I’m having technical issues. Creativity issues. Inspiration issues.

I wanted to do a pictorial. It’s not something I do, or rather, have ever done. I always enjoy pictures in other blogs, they seem to add a taste of reality to the people I like reading about. Without boring you with the details, please enjoy this one single picture of my two youngest eating breakfast before school on Friday. Special Man commented on my “good eye” with this picture. Taking pictures is something I’d like to explore more in the next year. I’ve been contemplating my New Year’s Resolution list, which I’ve come to look forward to more and more in the past five years or so.
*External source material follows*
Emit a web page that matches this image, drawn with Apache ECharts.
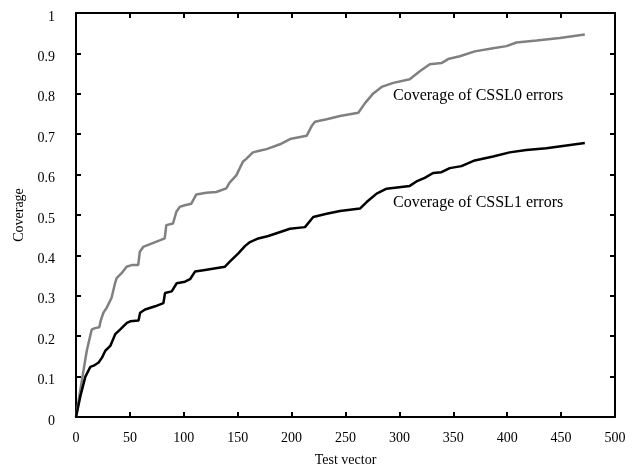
<!DOCTYPE html>
<html>
<head>
<meta charset="utf-8">
<script src="https://cdn.jsdelivr.net/npm/echarts@6/dist/echarts.min.js"></script>
<style>
  html, body { margin: 0; padding: 0; background: #fff; }
  #chart { width: 639px; height: 472px; }
</style>
</head>
<body>
<div id="chart"></div>
<script>
// coverage of CSSL0 errors (gray curve)
var cssl0X = [0, 6, 10, 14.5, 17.6, 21.6, 22.9, 25.4, 28.4, 33, 36.1, 37.7, 42.3, 46.9, 51.5, 57.7, 59.2, 62.3, 70, 77.7, 82.3, 83.8, 90, 93.1, 96.2, 100.8, 107, 111.6, 120.8, 130.1, 139.4, 142.5, 148.7, 154.8, 157.9, 164.1, 170.2, 176.8, 189.2, 198.5, 213.9, 218.6, 221.7, 232.5, 244.9, 261.9, 268.1, 275.8, 283.5, 294.3, 309.6, 318.9, 328.2, 339, 345.2, 356, 369.9, 386.9, 399.3, 408.6, 427.2, 448.8, 472];
var cssl0Y = [0, 0.1, 0.164, 0.216, 0.22, 0.222, 0.238, 0.258, 0.27, 0.295, 0.33, 0.344, 0.356, 0.372, 0.376, 0.376, 0.409, 0.421, 0.429, 0.437, 0.442, 0.475, 0.479, 0.508, 0.52, 0.524, 0.528, 0.551, 0.555, 0.557, 0.566, 0.58, 0.598, 0.632, 0.639, 0.655, 0.659, 0.663, 0.675, 0.688, 0.696, 0.72, 0.731, 0.737, 0.745, 0.753, 0.777, 0.801, 0.817, 0.827, 0.836, 0.856, 0.873, 0.876, 0.886, 0.893, 0.905, 0.913, 0.918, 0.927, 0.932, 0.938, 0.947];

// coverage of CSSL1 errors (black curve)
var cssl1X = [0, 4, 8.7, 13.3, 16.4, 21, 24.1, 27.2, 31.8, 36.4, 41.1, 47.2, 50.3, 58, 59.5, 64.1, 73.4, 81.1, 82.6, 88.8, 93.4, 95, 101.1, 105.8, 110.4, 119.7, 138.2, 142.9, 150.6, 156.7, 161.4, 169.1, 178.4, 198.5, 212.4, 220.1, 232.5, 244.9, 263.4, 269.6, 278.9, 288.1, 309.6, 315.8, 323.5, 331.3, 339, 346.7, 357.5, 369.9, 386.9, 402.3, 417.8, 436.3, 472];
var cssl1Y = [0, 0.051, 0.1, 0.124, 0.127, 0.135, 0.147, 0.164, 0.176, 0.205, 0.217, 0.233, 0.237, 0.239, 0.258, 0.266, 0.274, 0.282, 0.307, 0.311, 0.331, 0.335, 0.335, 0.341, 0.36, 0.364, 0.372, 0.385, 0.405, 0.423, 0.433, 0.442, 0.448, 0.466, 0.47, 0.495, 0.503, 0.51, 0.516, 0.532, 0.553, 0.565, 0.572, 0.583, 0.592, 0.604, 0.606, 0.616, 0.621, 0.635, 0.645, 0.655, 0.661, 0.665, 0.678];

var xTicks = { min: 0, max: 500, interval: 50 };
var yTicks = { min: 0, max: 1, interval: 0.1 };

function pairs(xs, ys) {
  return xs.map(function (x, i) { return [x, ys[i]]; });
}

var font = 'Liberation Serif, Times New Roman, serif';
var chart = echarts.init(document.getElementById('chart'), null, { renderer: 'canvas' });

var axisLine = { show: true, onZero: false, lineStyle: { color: '#000', width: 2 } };
var tickIn = { show: true, inside: true, length: 5, lineStyle: { color: '#000', width: 2 } };

var option = {
  animation: false,
  backgroundColor: '#fff',
  grid: { left: 76, right: 24, top: 13, bottom: 52 },
  xAxis: [{
    type: 'value',
    min: xTicks.min, max: xTicks.max, interval: xTicks.interval,
    name: 'Test vector', nameLocation: 'middle', nameGap: 36,
    nameTextStyle: { fontFamily: font, fontSize: 14, color: '#000' },
    axisLine: axisLine, axisTick: tickIn,
    axisLabel: { fontFamily: font, fontSize: 14, color: '#000', margin: 14 },
    splitLine: { show: false }
  }, {
    type: 'value', position: 'top',
    min: xTicks.min, max: xTicks.max, interval: xTicks.interval,
    axisLine: axisLine, axisTick: tickIn,
    axisLabel: { show: false }, splitLine: { show: false }
  }],
  yAxis: [{
    type: 'value',
    min: yTicks.min, max: yTicks.max, interval: yTicks.interval,
    name: 'Coverage', nameLocation: 'middle', nameGap: 49,
    nameTextStyle: { fontFamily: font, fontSize: 14, color: '#000' },
    axisLine: axisLine, axisTick: tickIn,
    axisLabel: { fontFamily: font, fontSize: 14, color: '#000', margin: 21, verticalAlign: 'top', lineHeight: 8 },
    splitLine: { show: false }
  }, {
    type: 'value', position: 'right',
    min: yTicks.min, max: yTicks.max, interval: yTicks.interval,
    axisLine: axisLine, axisTick: tickIn,
    axisLabel: { show: false }, splitLine: { show: false }
  }],
  series: [{
    name: 'Coverage of CSSL0 errors',
    type: 'line',
    data: pairs(cssl0X, cssl0Y),
    showSymbol: false,
    lineStyle: { color: '#808080', width: 2.5 },
    z: 3
  }, {
    name: 'Coverage of CSSL1 errors',
    type: 'line',
    data: pairs(cssl1X, cssl1Y),
    showSymbol: false,
    lineStyle: { color: '#000', width: 2.5 },
    z: 4
  }],
  graphic: [{
    type: 'text', left: 393, top: 88,
    style: { text: 'Coverage of CSSL0 errors', font: '16px ' + font, fill: '#000' }
  }, {
    type: 'text', left: 393, top: 195,
    style: { text: 'Coverage of CSSL1 errors', font: '16px ' + font, fill: '#000' }
  }]
};

chart.setOption(option);
</script>
</body>
</html>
It’s exhilarating to think about the potential for change and the possibility of new and good things to come. Someone recently suggested I try twelve goals for the upcoming year, and that sounds like an awful lot but I’m a little bit giddy about trying it.

Yesterday I had a big cookie swap party planned, and it was a huge success.  Mostly, I count it as a success because I managed to give my kids something they really wanted to do: a big gathering with friends and family.  And also, because my head didn’t explode from the stress.  I had planned the most casual, low-stress (I thought) thing that I could think of that was festive and would accommodate both a large number of people, and a wide age-range.  I’m disappointed that none of my siblings could be there, but there were cousins and grandparents and friends everywhere.

The stress came from this cookie making.  I had scoured Pinterest (yes, I do love Pinterest) for an easy, yet impressive holiday cookie recipe.  I found something called Oreo Cookie Truffle Balls.  Perfect, I thought.  Different but simple.  They turned out to be different, yes, but they were anything but simple.  Halfway through the first batch, I knew I needed a Plan B.

Enter Special Man Friend, stage right.

(On top of everything else that has been going on, I’ve decided that my body needs to be off of gluten.  Yeah, yeah, yeah, I know it’s kind of the trendy thing right now, but I have been wheat and grain sensitive for years, and have gone periods of time avoiding gluten, and I know that for me, I just feel better when I am eating whole, simple foods, and staying away from it.  In addition, I am working towards positive solutions for this depression that keeps dancing around me, and I figure if my physical body feels better, I will feel better in general.)

SMF rescued me with gluten-free peanut butter cookies, and he didn’t even blink an eye over it.  He got the ingredients from the store, he let the kids help roll them out, he did it all.  Then he braved the local dollar store with me, on a Saturday no less, ten days before Christmas, so that I could pick up coloring books and crayons for the cousins to have during the party.  He wasn’t phased.  Or rather, he may have been phased, but he didn’t let it stop him from doing what needed to be done.  And he didn’t take it out on me. I found myself expecting an explosion or a meltdown from him, and I think that was simply a residual situational expectation leftover from my childhood and my marriage.  I really wanted to tell SMF that we should just forget the coloring books. That we should just go home.  That the traffic was too bad.  All of this, in an effort to avoid the explosion or meltdown that I thought was just under the surface. Of course, he’s a different man than either my father was, or my ex-husband is.  And he hasn’t ever given me cause to expect those negative reactions.  It’s fascinating to me, the patterns that we train ourselves to recognize and feel and react to.

At the end of the party, as SM was walking out the door, my mother caught him, and asked him if his intentions toward me were honorable.  She used those words.  I think she may have been making a friendly and light joke, but he and I looked at each other, and then he said something like, “Of course they are, I love this lady.”  “Good,” my mom said.  He and I walked out the door and laughed all the way to his car.  We giggled about alternative things we could have said to her, that need to be said to her, but that was not the time.  Honorable intentions?  “Why yes,” he could have said, “I love this lady.  And my wife kind of likes her too.”

Now that would have been entertaining.